The equilibrium of staking yield is a fundamental network effect. Yield is determined by total stake, issuance rate, and transaction fees. As total staked value increases, yields typically decrease, which can discourage further participation. You can model this using the protocol's reward function. For example, on a network with an inverse relationship, you might calculate: individual_apy = (issuance / total_stake) + (fee_burn_rewards / total_stake). If yields fall below a sustainable threshold for independent operators, it can lead to increased centralization in professional staking services.

Slashing events and their correlation offer deep insights. Isolated slashing penalties are normal, but correlated slashing—where many validators are penalized simultaneously—can indicate widespread client bugs, coordinated attacks, or systemic misconfiguration. Analyzing slashing data helps assess the network's resilience. Furthermore, monitoring proposals for changes to incentive parameters (e.g., inactivity leak curves, slashing penalties) within governance forums is essential, as these are direct levers for adjusting network-level security and validator behavior.

Finally, evaluate the health of the delegation ecosystem for Proof-of-Stake chains that support it. Key metrics include the average commission rate charged by operators, the distribution of delegators, and the prevalence of liquid staking tokens (LSTs). A trend toward zero-commission validators can be unsustainable, while the dominance of a single LST (like Lido's stETH) can introduce new centralization vectors. This analysis reveals whether the incentive structure promotes a robust, competitive, and decentralized set of staking service providers for the long term.

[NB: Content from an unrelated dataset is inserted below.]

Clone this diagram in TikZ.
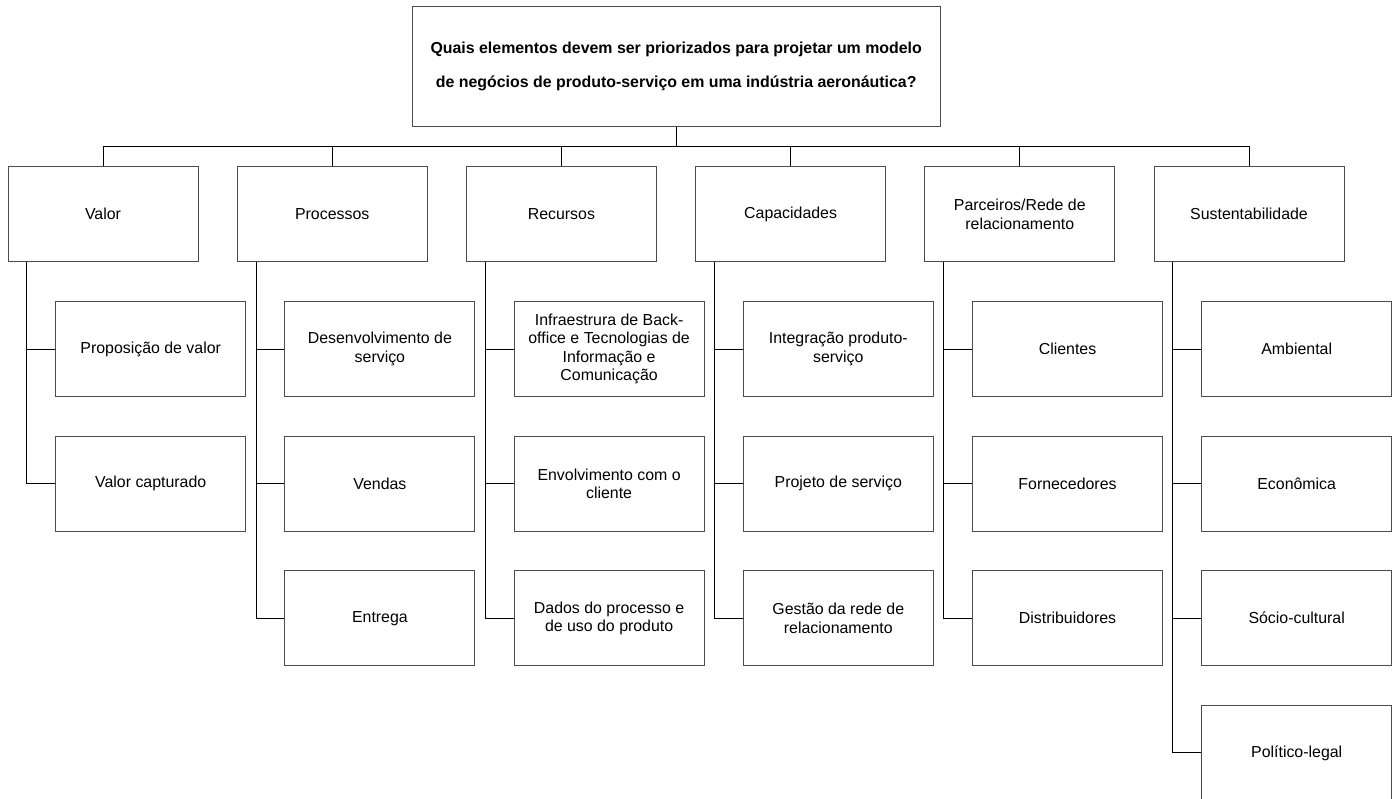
\documentclass[tikz,border=0pt]{standalone}
\usepackage{fontspec}
\setmainfont{Liberation Sans}
\begin{document}
\begin{tikzpicture}[x=1pt,y=-1pt,
  box/.style={draw=black!70, line width=0.9pt, minimum width=190pt, minimum height=95pt,
    inner sep=2pt, align=center, font=\fontsize{15.9}{18.4}\selectfont},
  titlebox/.style={box, minimum width=527.7pt, minimum height=120pt,
    font=\bfseries\fontsize{15.9}{34}\selectfont},
  link/.style={draw=black, line width=0.9pt}]
\useasboundingbox (0,0) rectangle (1400,798);

% root question
\node[titlebox] (top) at (676.2,66.7)
  {Quais elementos devem ser priorizados para projetar um modelo\\
   de negócios de produto-serviço em uma indústria aeronáutica?};

% first level
\node[box] (L1) at (103,214.2)    {Valor};
\node[box] (L2) at (332.2,214.2)  {Processos};
\node[box] (L3) at (561.4,214.2)  {Recursos};
\node[box] (L4) at (790.6,214.2)  {Capacidades};
\node[box] (L5) at (1019.8,214.2) {Parceiros/Rede de\\relacionamento};
\node[box] (L6) at (1249,214.2)   {Sustentabilidade};

% second level
\node[box] (C11) at (150.7,349.1) {Proposição de valor};
\node[box] (C12) at (150.7,483.6) {Valor capturado};

\node[box] (C21) at (379.9,349.1) {Desenvolvimento de\\serviço};
\node[box] (C22) at (379.9,483.6) {Vendas};
\node[box] (C23) at (379.9,618.2) {Entrega};

\node[box] (C31) at (609.1,349.1) {Infraestrura de Back-\\office e Tecnologias de\\Informação e\\Comunicação};
\node[box] (C32) at (609.1,483.6) {Envolvimento com o\\cliente};
\node[box] (C33) at (609.1,618.2) {Dados do processo e\\de uso do produto};

\node[box] (C41) at (838.3,349.1) {Integração produto-\\serviço};
\node[box] (C42) at (838.3,483.6) {Projeto de serviço};
\node[box] (C43) at (838.3,618.2) {Gestão da rede de\\relacionamento};

\node[box] (C51) at (1067.5,349.1) {Clientes};
\node[box] (C52) at (1067.5,483.6) {Fornecedores};
\node[box] (C53) at (1067.5,618.2) {Distribuidores};

\node[box] (C61) at (1296.7,349.1) {Ambiental};
\node[box] (C62) at (1296.7,483.6) {Econômica};
\node[box] (C63) at (1296.7,618.2) {Sócio-cultural};
\node[box] (C64) at (1296.7,752.8) {Político-legal};

% bus from the root to the first level
\coordinate (bus) at (0,146.7);
\foreach \i in {1,...,6}
  \draw[link] (top.south) |- (bus -| L\i.north) -- (L\i.north);

% side rails from each first-level box to its children
\foreach \i/\n in {1/2,2/3,3/3,4/3,5/3,6/4}{
  \coordinate (R\i) at ([xshift=19.3pt]L\i.south west);
  \foreach \j in {1,...,\n}
    \draw[link] (R\i) |- (C\i\j.west);
}
\end{tikzpicture}
\end{document}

Assessing validator incentive health is not a one-time audit but an ongoing process. The metrics discussed—slashing risk, commission rates, uptime, self-stake ratio, and delegation concentration—form a foundational dashboard. For example, a validator on Ethereum with a 99.9% uptime but a 10% commission and minimal self-stake may be less aligned with the network's long-term health than one with 99.5% uptime, a 5% commission, and a significant ETH bond. Regularly monitoring these indicators helps delegators and protocol designers identify potential points of centralization or misaligned incentives before they become systemic risks.

To apply this framework, start with the specific blockchain's economics. Analyze the inflation schedule, reward distribution mechanics, and slashing conditions documented in the protocol's whitepaper or governance forums. For Cosmos-based chains, tools like Mintscan provide detailed validator analytics. For Ethereum, use beacon chain explorers like Beaconcha.in. Compare validators not just on APY, but on the health metrics outlined here. A high APY is often a red flag, potentially indicating excessive risk-taking or unsustainable commission models.

The landscape of Proof-of-Stake is rapidly evolving. New models like restaking (EigenLayer), liquid staking derivatives (Lido, Rocket Pool), and validator middleware are creating complex, layered incentive structures. Your analysis must now consider secondary yield and additional slashing conditions. Furthermore, keep abreast of governance proposals that alter staking parameters, as these can suddenly change the risk-reward profile of your chosen validators. Engaging with community forums and developer channels is crucial for forward-looking assessment.

For developers and researchers building on or analyzing these networks, the next step is automation. Create scripts or dashboards that pull live data from chain APIs (e.g., Cosmos SDK's /staking/validators endpoint, Ethereum's Beacon Chain API) to calculate the health scores discussed. This allows for real-time monitoring and alerting. Open-source these tools to contribute to the ecosystem's transparency. Understanding validator economics is key to participating safely and contributing to the security and decentralization of the networks you rely on.